BRIEF -
Quote from the first line below through the line that contains "minimum width=166*\pxl, minimum", both included, and leave the pictures out.

DATA EXTRACT -
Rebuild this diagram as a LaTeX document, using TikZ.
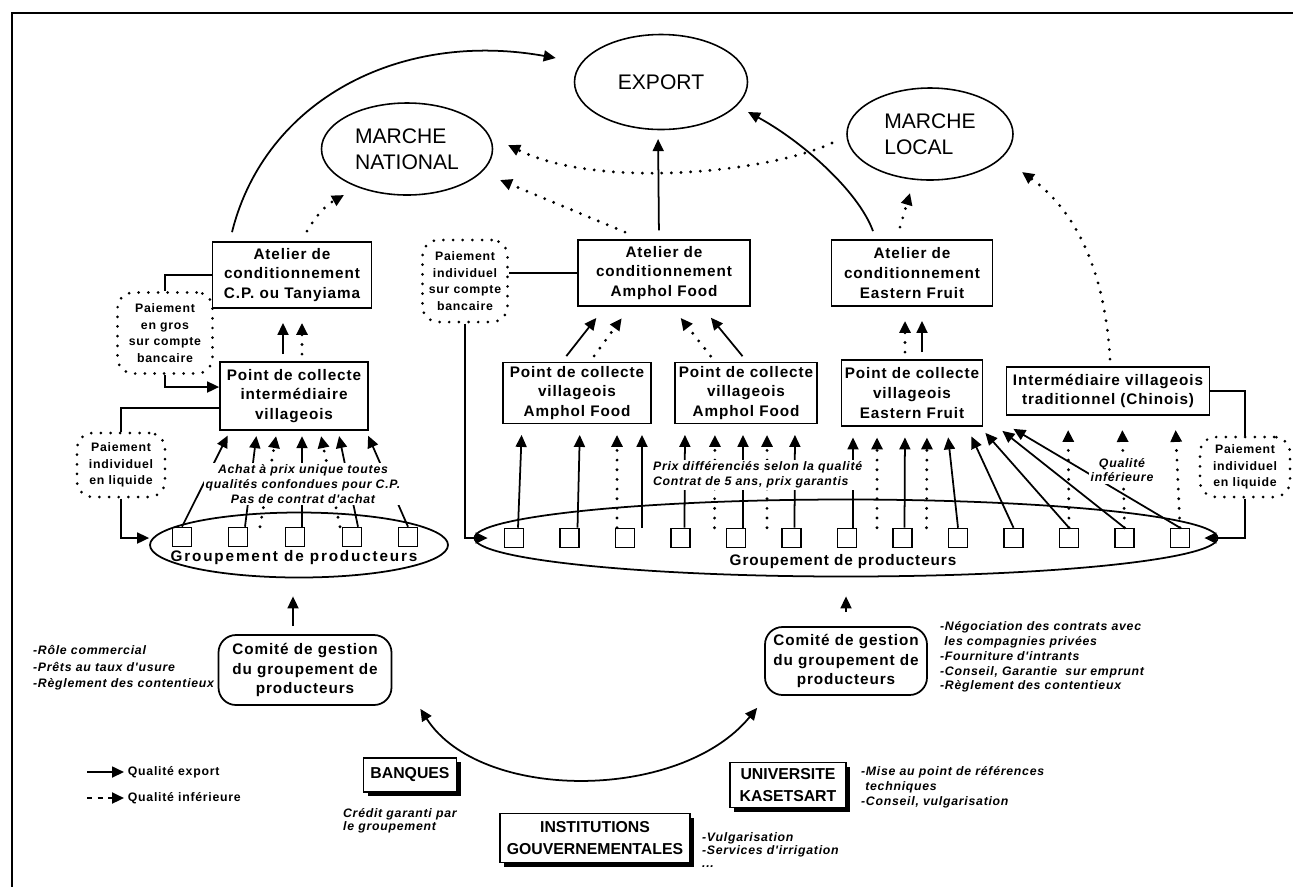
\documentclass[tikz,border=0pt]{standalone}
\usepackage{fontspec}
\setmainfont{Liberation Sans}
\newfontfamily\spaced{Liberation Sans}[LetterSpace=6]
\usetikzlibrary{arrows.meta,shapes.geometric,calc,shadows}
\newlength\pxl
\setlength\pxl{0.02cm}
\newcommand\boxfont{\spaced\bfseries\fontsize{8.7}{11.3}\selectfont}
\newcommand\payfont{\spaced\bfseries\fontsize{7}{9.4}\selectfont}
\newcommand\notefont{\spaced\bfseries\itshape\fontsize{7}{8.4}\selectfont}
\newcommand\notetight{\spaced\bfseries\itshape\fontsize{7}{7.4}\selectfont}
\newcommand\noteloose{\spaced\bfseries\itshape\fontsize{7}{9.4}\selectfont}
\newcommand\mktfont{\fontsize{12}{14.7}\selectfont}
\newcommand\instfont{\bfseries\fontsize{9}{12}\selectfont}
\begin{document}
\begin{tikzpicture}[x=0.02cm, y=-0.02cm, >={Triangle[length=2.4mm, width=2.2mm]},
    box/.style={draw, line width=1pt, align=center, inner sep=1pt, font=\boxfont},
    mkt/.style={draw, ellipse, line width=0.9pt, align=left, inner sep=0pt, font=\mktfont},
    pay/.style={draw, line width=1.7pt, dash pattern=on 0pt off 5.5pt, line cap=round, rounded corners=9pt, align=center, inner sep=1pt, font=\payfont},
    sq/.style={draw, line width=0.9pt, minimum width=19*\pxl, minimum height=19*\pxl, inner sep=0pt},
    note/.style={align=left, inner sep=1pt, font=\notefont},
    instbox/.style={draw, line width=1pt, fill=white, align=center, inner sep=1pt, font=\instfont, drop shadow={shadow xshift=2.5pt, shadow yshift=-2.5pt, opacity=1, fill=black}},
    exp/.style={->, line width=1pt},
    inf/.style={->, line width=1.8pt, dash pattern=on 0pt off 5.5pt, line cap=round},
    pa/.style={shorten <=4pt, shorten >=8pt}]
    \useasboundingbox (0,0) rectangle (1293,887);
    \draw[line width=1pt] (1293,13) -- (12,13) -- (12,887);

    \node[mkt, minimum width=173*\pxl, minimum height=95*\pxl] (export) at (661,82) {EXPORT};
    \node[mkt, minimum width=171*\pxl, minimum height=92*\pxl] (national) at (407,149) {MARCHE\\NATIONAL};
    \node[mkt, minimum width=166*\pxl, minimum height=92*\pxl] (local) at (930,134) {MARCHE\\LOCAL};

    \node[box, minimum width=159*\pxl, minimum height=66*\pxl] (atCP) at (292,275) {Atelier de\\conditionnement\\C.P. ou Tanyiama};
    \node[box, minimum width=172*\pxl, minimum height=66*\pxl] (atAF) at (664,273) {Atelier de\\conditionnement\\Amphol Food};
    \node[box, minimum width=161*\pxl, minimum height=66*\pxl] (atEF) at (912,273) {Atelier de\\conditionnement\\Eastern Fruit};

    \node[box, minimum width=148*\pxl, minimum height=68*\pxl] (pcCP) at (294,396) {Point de collecte\\intermédiaire\\villageois};
    \node[box, minimum width=148*\pxl, minimum height=61*\pxl] (pcAF1) at (577,393) {Point de collecte\\villageois\\Amphol Food};
    \node[box, minimum width=142*\pxl, minimum height=61*\pxl] (pcAF2) at (746,393) {Point de collecte\\villageois\\Amphol Food};
    \node[box, minimum width=141*\pxl, minimum height=66*\pxl] (pcEF) at (912,393) {Point de collecte\\villageois\\Eastern Fruit};
    \node[box, minimum width=203*\pxl, minimum height=48*\pxl] (chin) at (1108,391) {Intermédiaire villageois\\traditionnel (Chinois)};

    \node[pay, minimum width=85*\pxl, minimum height=82*\pxl] (payBank) at (465,281) {Paiement\\individuel\\sur compte\\bancaire};
    \node[pay, minimum width=95*\pxl, minimum height=81*\pxl] (payGros) at (165,333) {Paiement\\en gros\\sur compte\\bancaire};
    \node[pay, minimum width=88*\pxl, minimum height=64*\pxl] (payLiqL) at (121,465) {Paiement\\individuel\\en liquide};
    \node[pay, minimum width=90*\pxl, minimum height=60*\pxl] (payLiqR) at (1245,467) {Paiement\\individuel\\en liquide};

    \node[draw, ellipse, line width=1pt, minimum width=298*\pxl, minimum height=65*\pxl] (grpL) at (299,545) {};
    \node[draw, ellipse, line width=1pt, minimum width=743*\pxl, minimum height=77*\pxl] (grpR) at (846,538) {};
    \node[font={\boxfont\addfontfeature{LetterSpace=12}}] (grpLlab) at (294,558) {Groupement de producteurs};
    \node[font=\boxfont] (grpRlab) at (843,562) {Groupement de producteurs};
    \foreach \i/\x in {1/182,2/238,3/295,4/352,5/408}
        \node[sq] (sqL\i) at (\x,537) {};
    \foreach \i in {1,...,13}
        \node[sq] (sqR\i) at ({514+55.5*(\i-1)},538) {};

    \node[box, rounded corners=10pt, minimum width=173*\pxl, minimum height=70*\pxl] (comL) at (305,670) {Comité de gestion\\du groupement de\\producteurs};
    \node[box, rounded corners=10pt, minimum width=162*\pxl, minimum height=68*\pxl] (comR) at (846,661) {Comité de gestion\\du groupement de\\producteurs};

    \node[instbox, minimum width=93*\pxl, minimum height=34*\pxl] (banq) at (410,775) {BANQUES};
    \node[instbox, minimum width=190*\pxl, minimum height=49*\pxl] (inst) at (595,838) {INSTITUTIONS\\GOUVERNEMENTALES};
    \node[instbox, minimum width=116*\pxl, minimum height=45*\pxl] (univ) at (788,785) {UNIVERSITE\\KASETSART};

    \draw[exp] ($(atCP.north)+(-60,-9)$) .. controls (265,100) and (400,30) .. ($(export.west)+(-18,-24)$);
    \draw[exp, shorten <=5pt, shorten >=5pt] ($(atAF.north)+(-5,0)$) -- ($(export.south)+(-3,0)$);
    \draw[exp] ($(atEF.north)+(-39,-8)$) .. controls (858,190) and (800,140) .. ($(export.center)+(87,30)$);
    \draw[inf] ($(atCP.north)+(15,-10)$) to[bend left=15] ($(national.center)+(-63,46)$);
    \draw[inf] ($(atAF.north)+(-39,-7)$) -- ($(national.center)+(93,31)$);
    \draw[inf] ($(local.center)+(-98,9)$) .. controls (770,172) and (600,190) .. ($(national.center)+(101,-4)$);
    \draw[inf] ($(atEF.north)+(-12,-12)$) -- ($(local.center)+(-20,59)$);
    \draw[inf] ($(chin.north)+(2,-7)$) .. controls (1105,270) and (1075,210) .. ($(local.center)+(92,38)$);

    \draw[line width=1pt] (atCP.west) -| (payGros.north);
    \draw[exp] (payGros.south) |- ($(pcCP.west)+(0,-9)$);
    \draw[line width=1pt] ($(pcCP.west)+(0,12)$) -| (payLiqL.north);
    \draw[exp] (payLiqL.south) |- ($(grpL.west)+(0,-7)$);
    \draw[line width=1pt] (payBank.east |- atAF.west) -- (atAF.west);
    \draw[exp] (payBank.south) |- ($(grpR.west)+(14,0)$);
    \draw[line width=1pt] (chin.east) -| (payLiqR.north);
    \draw[exp] (payLiqR.south) |- ($(grpR.east)+(-14,0)$);

    \draw[exp, pa] ($(pcCP.north)+(-11,0)$) -- ($(atCP.south)+(-9,0)$);
    \draw[inf, pa] ($(pcCP.north)+(8,0)$) -- ($(atCP.south)+(10,0)$);
    \draw[inf, pa] ($(pcEF.north)+(-7,0)$) -- ($(atEF.south)+(-7,0)$);
    \draw[exp, pa] ($(pcEF.north)+(10,0)$) -- ($(atEF.south)+(10,0)$);
    \draw[exp, pa] ($(pcAF1.north)+(-15,0)$) -- ($(atAF.south)+(-59,0)$);
    \draw[inf, pa] ($(pcAF1.north)+(13,0)$) -- ($(atAF.south)+(-34,0)$);
    \draw[inf, pa] ($(pcAF2.north)+(-31,0)$) -- ($(atAF.south)+(8,0)$);
    \draw[exp, pa] ($(pcAF2.north)+(1,0)$) -- ($(atAF.south)+(38,0)$);

    \foreach \s/\dx/\tx/\st in {1/0/-64/exp, 2/7/-37/exp, 2/22/-17/inf, 3/7/8/exp, 4/-12/26/inf, 4/6/44/exp, 5/0/72/exp}
        \draw[\st, shorten >=3pt] ($(sqL\s.north)+(\dx,0)$) -- ($(pcCP.south)+(\tx,0)$);
    \foreach \s/\dx/\tx/\st in {1/4/-55/exp, 2/8/3/exp, 3/-8/40/inf, 3/17/65/exp}
        \draw[\st, shorten >=6pt] ($(sqR\s.north)+(\dx,0)$) -- ($(pcAF1.south)+(\tx,0)$);
    \foreach \s/\dx/\tx/\st in {4/4/-61/exp, 4/34/-31/inf, 5/7/-3/exp, 5/31/21/inf, 6/3/49/exp}
        \draw[\st, shorten >=6pt] ($(sqR\s.north)+(\dx,0)$) -- ($(pcAF2.south)+(\tx,0)$);
    \foreach \s/\dx/\tx/\st in {7/6/-59/exp, 7/30/-35/inf, 8/2/-7/exp, 8/24/15/inf, 9/0/35/exp, 10/0/55/exp}
        \draw[\st, shorten >=6pt] ($(sqR\s.north)+(\dx,0)$) -- ($(pcEF.south)+(\tx,0)$);
    \foreach \s/\tx/\ty in {11/2/6, 12/19/4, 13/30/2}
        \draw[exp] (sqR\s.north) -- ($(pcEF.south east)+(\tx,\ty)$);
    \foreach \s/\tx in {11/-40, 12/14, 13/67}
        \draw[inf, shorten >=8pt] (sqR\s.north) -- ($(chin.south)+(\tx,0)$);

    \draw[exp] ($(comL.north)+(-12,-8)$) -- ($(grpL.south)+(-6,18)$);
    \draw[exp] ($(comR.north)+(0,-14)$) -- ($(grpR.south)+(0,19)$);
    \draw[<->, line width=1pt] ($(comL.south east)+(28,3)$) .. controls (480,802) and (680,802) .. ($(comR.south west)+(-7,12)$);

    \node[note, fill=white, align=center] (achat) at (303,484) {Achat à prix unique toutes\\qualités confondues pour C.P.\\Pas de contrat d'achat};
    \node[note, fill=white, anchor=west] (prix) at (651,475) {Prix différenciés selon la qualité\\Contrat de 5 ans, prix garantis};
    \node[note, fill=white, align=center] (qinf) at (1122,470) {Qualité\\inférieure};
    \node[note, font=\noteloose, anchor=west] (roleL) at (31,668) {-Rôle commercial\\-Prêts au taux d'usure\\-Règlement des contentieux};
    \node[note, anchor=west] (roleR) at (938,657) {-Négociation des contrats avec\\\ les compagnies privées\\-Fourniture d'intrants\\-Conseil, Garantie\ \ sur emprunt\\-Règlement des contentieux};
    \node[note, font=\notetight, anchor=west] (credit) at (341,821) {Crédit garanti par\\le groupement};
    \node[note, font=\notetight, anchor=west] (instnote) at (700,850) {-Vulgarisation\\-Services d'irrigation\\...};
    \node[note, anchor=west] (univnote) at (859,787) {-Mise au point de références\\\ techniques\\-Conseil, vulgarisation};

    \coordinate (lgA) at (87,772);
    \coordinate (lgB) at (87,798);
    \node[font=\payfont, anchor=west, inner sep=2pt] (lgExp) at (124,772) {Qualité export};
    \node[font=\payfont, anchor=west, inner sep=2pt] (lgInf) at (124,798) {Qualité inférieure};
    \draw[exp] (lgA) -- (lgExp.west);
    \draw[->, line width=1.2pt, dash pattern=on 3pt off 3pt] (lgB) -- (lgInf.west);
\end{tikzpicture}
\end{document}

OUTPUT FOR THIS TASK -
Rebuild this diagram as a LaTeX document, using TikZ.
\documentclass[tikz,border=0pt]{standalone}
\usepackage{fontspec}
\setmainfont{Liberation Sans}
\newfontfamily\spaced{Liberation Sans}[LetterSpace=6]
\usetikzlibrary{arrows.meta,shapes.geometric,calc,shadows}
\newlength\pxl
\setlength\pxl{0.02cm}
\newcommand\boxfont{\spaced\bfseries\fontsize{8.7}{11.3}\selectfont}
\newcommand\payfont{\spaced\bfseries\fontsize{7}{9.4}\selectfont}
\newcommand\notefont{\spaced\bfseries\itshape\fontsize{7}{8.4}\selectfont}
\newcommand\notetight{\spaced\bfseries\itshape\fontsize{7}{7.4}\selectfont}
\newcommand\noteloose{\spaced\bfseries\itshape\fontsize{7}{9.4}\selectfont}
\newcommand\mktfont{\fontsize{12}{14.7}\selectfont}
\newcommand\instfont{\bfseries\fontsize{9}{12}\selectfont}
\begin{document}
\begin{tikzpicture}[x=0.02cm, y=-0.02cm, >={Triangle[length=2.4mm, width=2.2mm]},
    box/.style={draw, line width=1pt, align=center, inner sep=1pt, font=\boxfont},
    mkt/.style={draw, ellipse, line width=0.9pt, align=left, inner sep=0pt, font=\mktfont},
    pay/.style={draw, line width=1.7pt, dash pattern=on 0pt off 5.5pt, line cap=round, rounded corners=9pt, align=center, inner sep=1pt, font=\payfont},
    sq/.style={draw, line width=0.9pt, minimum width=19*\pxl, minimum height=19*\pxl, inner sep=0pt},
    note/.style={align=left, inner sep=1pt, font=\notefont},
    instbox/.style={draw, line width=1pt, fill=white, align=center, inner sep=1pt, font=\instfont, drop shadow={shadow xshift=2.5pt, shadow yshift=-2.5pt, opacity=1, fill=black}},
    exp/.style={->, line width=1pt},
    inf/.style={->, line width=1.8pt, dash pattern=on 0pt off 5.5pt, line cap=round},
    pa/.style={shorten <=4pt, shorten >=8pt}]
    \useasboundingbox (0,0) rectangle (1293,887);
    \draw[line width=1pt] (1293,13) -- (12,13) -- (12,887);

    \node[mkt, minimum width=173*\pxl, minimum height=95*\pxl] (export) at (661,82) {EXPORT};
    \node[mkt, minimum width=171*\pxl, minimum height=92*\pxl] (national) at (407,149) {MARCHE\\NATIONAL};
    \node[mkt, minimum width=166*\pxl, minimum height=92*\pxl] (local) at (930,134) {MARCHE\\LOCAL};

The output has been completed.